B. I reread your email this morning and I was thinking about that. I was raised very religious and growing up I went to a very strict Christian School and we weren't allowed to wear certain things. We didn't have uniforms but we had all these crazy rules of what we could or couldn't wear, I had to kneel down and make sure my skirt hem touched the floor, clothes couldn't be too tight, shirts couldn't be too low, we couldn't wear sleeveless, I couldn't show bare feet. When you went to school there you had to sign a contract that you wouldn't dance, you wouldn't go to the movies... all this extreme stuff.

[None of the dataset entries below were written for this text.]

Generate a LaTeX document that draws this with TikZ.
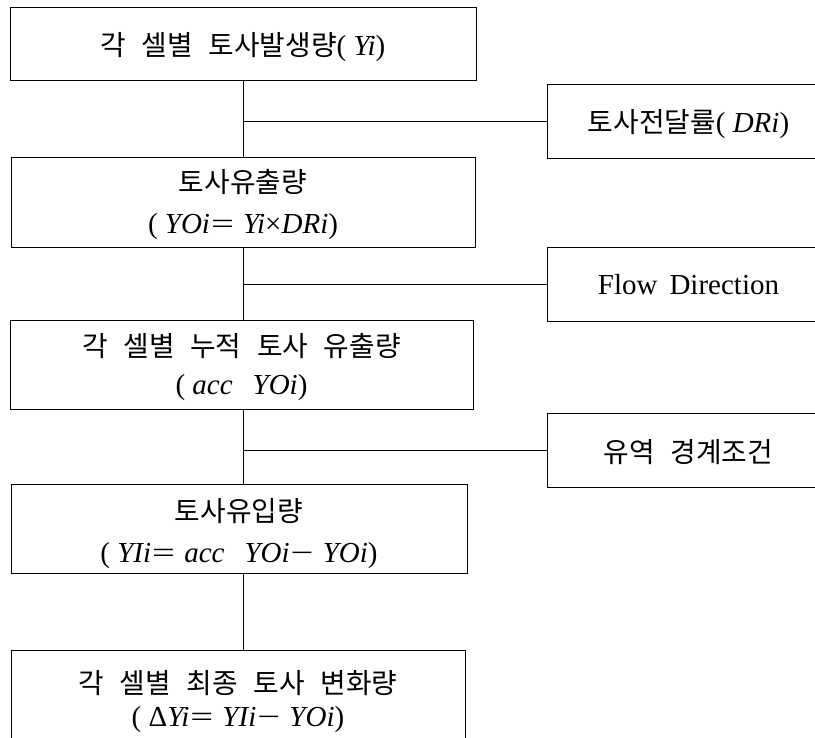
\documentclass[tikz,border=0pt]{standalone}
\usepackage{fontspec}
\usepackage{graphicx}
\setmainfont{Liberation Serif}
\newfontfamily\kr[Scale=0.96,WordSpace=2.5]{Noto Sans CJK KR}
\newcommand{\EQ}{\hspace{1pt}\scalebox{1.4}[1]{=}\hspace{2pt} }
\newcommand{\MI}{\hspace{1pt}\scalebox{1.4}[1]{−}\hspace{2pt} }
\begin{document}
\begin{tikzpicture}[x=1pt,y=-1pt,
  box/.style={draw, line width=0.9pt, inner sep=0pt},
  txt/.style={inner sep=0pt, align=center, font=\fontsize{29}{41}\selectfont},
  link/.style={line width=0.9pt}]
\useasboundingbox (0,0) rectangle (815,738);
\clip (0,0) rectangle (815,738);
\coordinate (t) at (243,0);
\node[box, minimum width=466pt, minimum height=73pt] (b1) at (243,43.5) {};
\node[box, minimum width=464pt, minimum height=90pt] (b2) at (243,202) {};
\node[box, minimum width=463pt, minimum height=89pt] (b3) at (241.5,364.5) {};
\node[box, minimum width=456pt, minimum height=89pt] (b4) at (239,528.5) {};
\node[box, minimum width=454pt, minimum height=102pt] (b5) at (238,701) {};
\node[box, minimum width=283pt, minimum height=74pt] (s1) at (688.5,121) {};
\node[box, minimum width=283pt, minimum height=74pt] (s2) at (688.5,284) {};
\node[box, minimum width=283pt, minimum height=74pt] (s3) at (688.5,450) {};
\node[txt] (t1) at ([yshift=-4pt]b1.center)
  {{\kr 각 셀별 토사발생량}( \textit{Yi})};
\node[txt] (t2) at ([yshift=-3pt]b2.center)
  {{\kr 토사유출량}\\( \textit{YOi}\EQ\textit{Yi}×\textit{DRi})};
\node[txt] (t3) at ([yshift=-3pt]b3.center)
  {{\kr 각 셀별 누적 토사 유출량}\\[-3pt]( \textit{acc}\hspace{20pt}\textit{YOi})};
\node[txt] (t4) at ([yshift=-5pt]b4.center)
  {{\kr 토사유입량}\\( \textit{YIi}\EQ\textit{acc}\hspace{20pt}\textit{YOi}\MI\textit{YOi})};
\node[txt] (t5) at ([yshift=-1pt]b5.center)
  {{\kr 각 셀별 최종 토사 변화량}\\[-8pt]( Δ\textit{Yi}\EQ\textit{YIi}\MI\textit{YOi})};
\node[txt] (u1) at ([yshift=-3pt]s1.center) {{\kr 토사전달률}( \textit{DRi})};
\node[txt] (u2) at ([yshift=-1pt]s2.center) {Flow\hspace{12pt}Direction};
\node[txt] (u3) at ([yshift=-2pt]s3.center) {{\kr 유역 경계조건}};
\draw[link] (b1.south -| t) -- (b2.north -| t);
\draw[link] (b2.south -| t) -- (b3.north -| t);
\draw[link] (b3.south -| t) -- (b4.north -| t);
\draw[link] (b4.south -| t) -- (b5.north -| t);
\draw[link] (s1.west -| t) -- (s1.west);
\draw[link] (s2.west -| t) -- (s2.west);
\draw[link] (s3.west -| t) -- (s3.west);
\end{tikzpicture}
\end{document}
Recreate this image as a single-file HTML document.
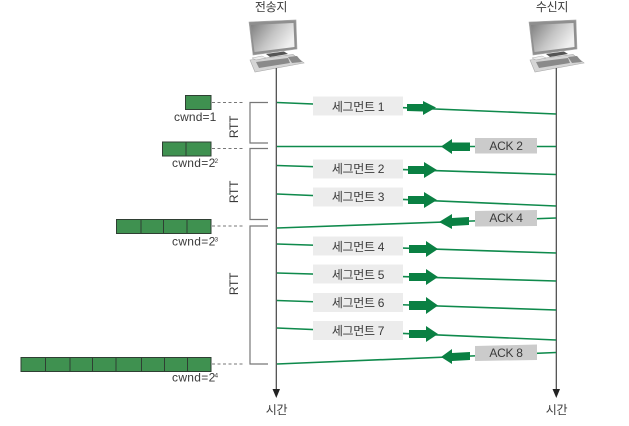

So even when I was young I loved clothes and dressing up, and I can remember when I was a freshman - which was the last year that I spent at this Christian School - Forever 21 had really just hit it's stride, or at least it did in my small town haha! I was like 'Oh my gosh this place is amaaazing' and at the time this skirt that was really in style was polyester, long, narrow, tight with a print on it. So every single day I would get pulled into the office and they would tell me that what I was wearing was not OK and I was like 'So my only options are to be in a potato sack!' and I hated that. When I finally went to a public school at 16 years old, it was the first time that I ever got a chance to dress the way I wanted. I will never forget what I wore on that first day: a tight denim skirt with a center front slit up to here, my shirt had a very thin slit to here and was sleeveless. I went to school and everyone was in sweatpants!
I think it was so impactful because when I was younger I had so few chances to explore and to wear clothes that made me feel good, made me feel sexy, or just me. It's really, really important to me that every time I dress I feel fully like myself because I didn't ever have that... so that's part of the reason why I think clothing means so much to me.
D. Because it was withheld from you for so long, especially in your formative years when you were trying to figure yourself out.